After fifty-two bouts, forty-seven wins, two hundred and seventy one rounds, six titles and seventeen years as a professional banger former heavyweight champion Michael Moorer 47-4-1 (37 KO’s) has decided to hang up the gloves. But the thirty-eight year old southpaw isn’t exactly done with the fight world.
After turning pro in 1988 with a first round knock out over Adrian Riggs, the light heavyweight went on an all out mission to destroy all in his path. The young pugilist went on a twenty-six knock out win streak winning the WBO light heavyweight title and successfully defending the strap a total of nine times before moving up to heavyweight in 1991.
As a heavyweight the hard hitter continued his destruction of the competition and in his thirteenth heavyweight bout the southpaw faced off against the ‘Holy Warrior’ Evander Holyfield. After being floored in the second round Michael got off the canvas and weathered the storm to gain the majority decision and in the process earned the WBA and the IBF heavyweight titles. But what was around the corner for the champion no boxing fan could fathom.
After thirty-five straight victories with thirty knockouts and two heavyweight titles the twenty-six year old was ahead on all score cards at the MGM Grand in Las Vegas but his reign was over at 2:03 in the tenth round when he found himself on the canvas after tasting a heavy right hand from a forty-five year old George Foreman. Six months after his first defeat Moorer got back in business with winning four straight and once again strapping on the IBF heavyweight title beating two undefeated heavyweights Frans Botha and Vaughn Bean before stepping back in the square in a highly anticipated rematch against Evander Holyfield. Dropped to the floor a total of five times Moorer lost his second fight of his career to Holyfield in round eight and then went on a three year hiatus from the sport.
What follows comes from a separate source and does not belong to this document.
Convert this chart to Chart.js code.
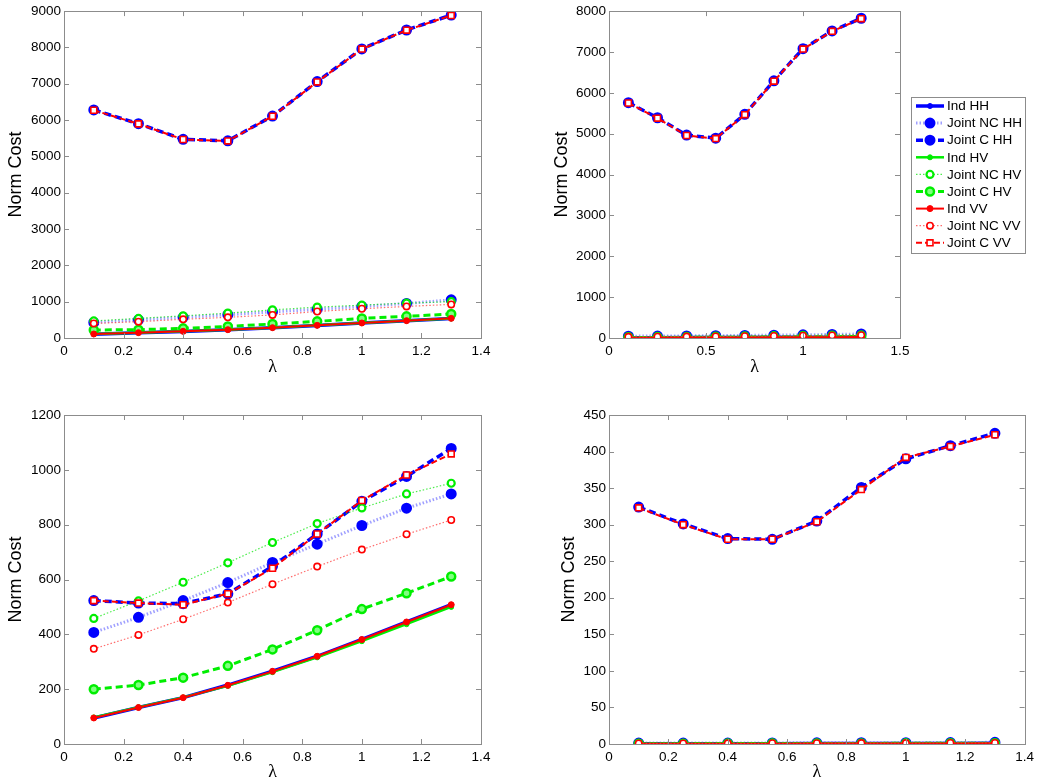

Stepping back in the ring in 2000 and since that point Moorer won eight bouts, lost two with one draw and earned the vacant WBC Continental Americas and the vacant WBA North American heavyweight titles. In his last bout on December of ’04 Moorer stopped the rugged Vassiliy Jirov in nine rounds, but that was the last action the former champ would ever see as a fighter. After contemplating retirement and returning to the ring and then bidding a final farewell after former trainer Teddy Atlas instructed him to do on national television Michael has traded in the gloves for the mitts and is training the undefeated heavyweight prospect JD Chapman.
After years of banging it out in the professionals and earning wins over Jeff Thompson, Evander Holyfield, Francois Botha and competing in an unforgettable bout against George Foreman the former champ doesn’t have any regrets, and the new life as a trainer suits him just fine. Doghouse got to sit down with the former champ recently in Arkansas after covering a fight Moorer’s fighter JD Chapman competed on and got his thoughts on his career and his new life as a trainer, enjoy.
Benny Henderson Jr.: First off give us your thoughts on your fighters performance tonight.
Michael Moorer: Well I knew JD could go out there and knock the guy out because in training I told JD all the time that he has height, reach and size and he has the power. JD has such a right hand, his right hand is like wow, oh man it is bad.
BH: You have been in the business a long time and pretty much seen everything, so when you look at JD what do you see that separates him from the other prospects in this division?
MM: Well I am grooming him, he has a boxing trainer that knows what he is talking about, and once he has that he is able to put everything together and he listens, and when somebody listens they are able to accomplish anything.
BH: How has it been being out of the ring and training do you miss fighting?
MM: No I don’t miss fighting, I still got my wits about me and there are a lot of people who do it and get beat up, and I don’t want to be one of them, I have children to raise.
BH: You had a stellar career; you had a lot of ups.
MM: (Breaks into question) I had a lot of downs too, it is no secret.
BH: Well, when you look back what are some of your high points in your career that stand out more than others?
MM: There are a few that stand out, when I beat Frans Botha, Alex Stewart, Evander Holyfield, just even fighting George Foreman. You have a winner and a loser and that doesn’t bother me, I am man enough to accept that.
BH: What advice would you give to a young fighter?
MM: It is really hard to say because there are a lot of different styles of people that don’t want to listen, and a lot who would listen. I started when I was ten but I listened and I got to be heavyweight champion of the world, the epitome of the game.
BH: How would you define your career?
MM: It is over with; I am in the history books.
BH: How do you want to be remembered by the fans?
MM: That I was a bad man.
BH: Is there anything you want to say in closing of this interview?
MM: Thank you to all my supporters who supported me over the years and boxing has been very good to me and hopefully in return I was good to boxing.
I would like to thank Michael Moorer for his time and thoughts; your time was greatly appreciated.